Thumbing through Phaidon Press’s most recent Vitamin publication, Vitamin 3D: New Perspectives on Sculpture and Installation, I was reminded of the work of Heather Rowe. I first encountered her work about a year ago on a visit to PS 1, on view was Between Spaces, a group exhibition featuring artists whose work extracts familiar objects from their typical functions and recontextualizes them in order to open up new possibilities and situations.
Heather Rowe: On Returning, 2007. Installation and detail views.

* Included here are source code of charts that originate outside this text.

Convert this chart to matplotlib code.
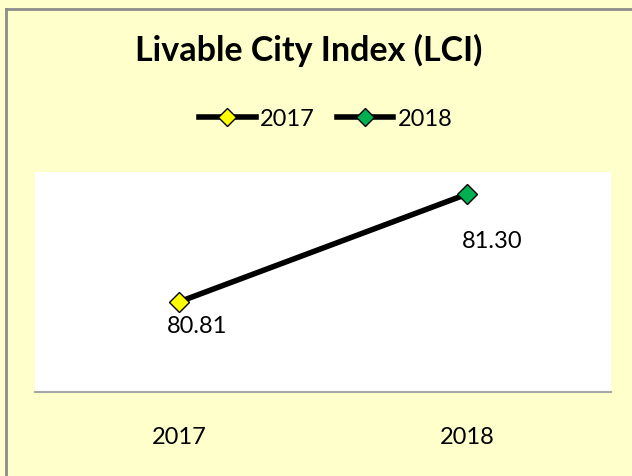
import matplotlib.pyplot as plt
from matplotlib.lines import Line2D

years = ['2017', '2018']
lci = [80.81, 81.30]
marker_colors = ['#FFFF00', '#00B050']

W, H = 632, 476
fig = plt.figure(figsize=(W / 100, H / 100), dpi=100)
fig.patch.set_facecolor('#FFFFCC')
plt.rcParams['font.family'] = ['Lato', 'DejaVu Sans']

# chart frame, only left and top edge are visible in the picture
fig.add_artist(Line2D([6.2 / W, 6.2 / W], [0, 1 - 8.5 / H], color='#8C8C8C', lw=2, transform=fig.transFigure))
fig.add_artist(Line2D([6.2 / W, 1.0], [1 - 8.5 / H, 1 - 8.5 / H], color='#8C8C8C', lw=2, transform=fig.transFigure))

ax = fig.add_axes([35.3 / W, 1 - 392 / H, 576 / W, 220 / H])
ax.set_facecolor('white')
x = [0, 1]
ax.plot(x, lci, color='black', lw=4, zorder=2)
for xi, yi, c in zip(x, lci, marker_colors):
    ax.plot(xi, yi, marker='D', ms=10.5, mfc=c, mec='black', mew=1, zorder=3)

# data labels (offsets in pixels -> points)
offsets = [(18, -25), (25, -47)]
for xi, yi, (dx, dy) in zip(x, lci, offsets):
    ax.annotate('%.2f' % yi, (xi, yi), xytext=(dx * 0.72, dy * 0.72), textcoords='offset points',
                ha='center', va='center', fontsize=17)

ax.set_xlim(-0.5, 1.5)
ax.set_ylim(80.4, 81.4)
ax.set_yticks([])
ax.set_xticks(x)
ax.set_xticklabels(years, fontsize=17)
ax.tick_params(axis='x', length=0, pad=25)
for s in ['top', 'right', 'left']:
    ax.spines[s].set_visible(False)
ax.spines['bottom'].set_color('#A6A6A6')
ax.spines['bottom'].set_linewidth(1.5)

fig.text(309 / W, 1 - 61 / H, 'Livable City Index (LCI)', ha='center', va='baseline',
         fontsize=24.5, fontweight='bold')

handles = [Line2D([], [], color='black', lw=4, marker='D', ms=9.5, mfc=c, mec='black')
           for c in marker_colors]
fig.legend(handles, years, loc='center', bbox_to_anchor=(325.5 / W, 1 - 119 / H), ncol=2,
           frameon=False, fontsize=17, handlelength=2.4, handletextpad=0.17, columnspacing=0.95,
           borderpad=0)

fig.savefig('out.png', facecolor=fig.get_facecolor())
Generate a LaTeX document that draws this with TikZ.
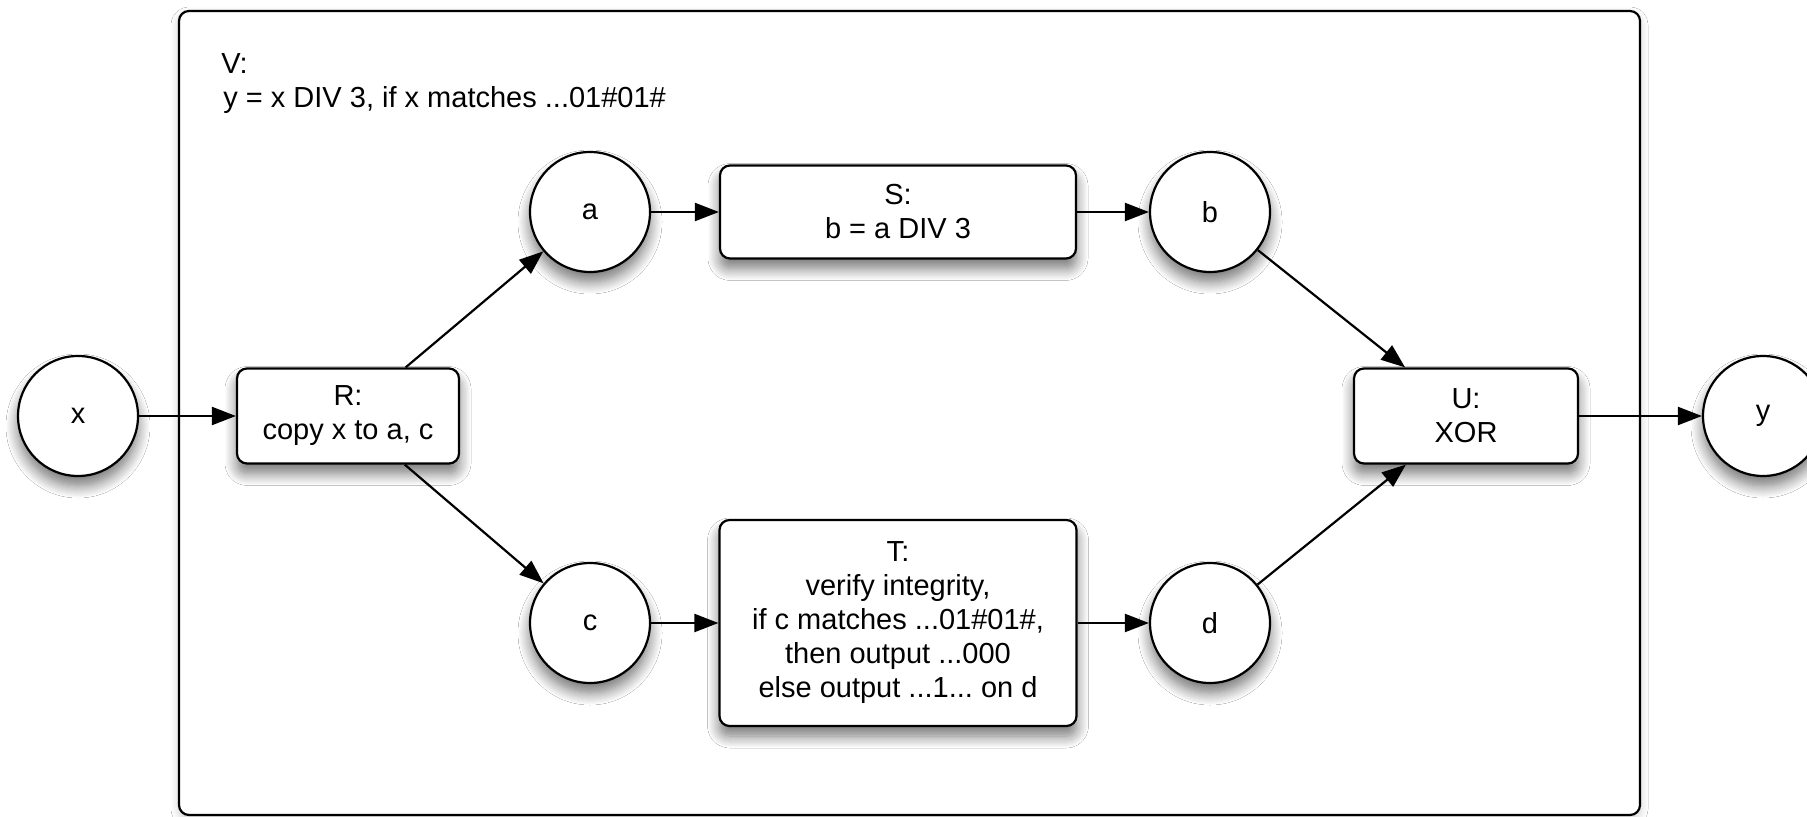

What draws me to Rowe’s work is her use of common construction materials to create a barebones domestic architecture. Within her minimal and open constructs a sense of interior and exterior is clearly defined both physically and psychologically. Shards of glass, worn wooden fixtures creep out of crevasses and behind wooden panels signaling this is not just any quotidian home space, but it is contains secrets, nostalgic at best and menacing at its worst. The structures become architectures of place memory.
The slicing and deconstruction of Rowe’s anonymous domestic spaces also gives nod to Gordon Matta-Clark’s splitting houses, leaving both interior and exteriors intact.
Heather Rowe: Something Crossed the Mind (embellished three times) 2008, Installation and detail views, 2008 Whitney Biennial.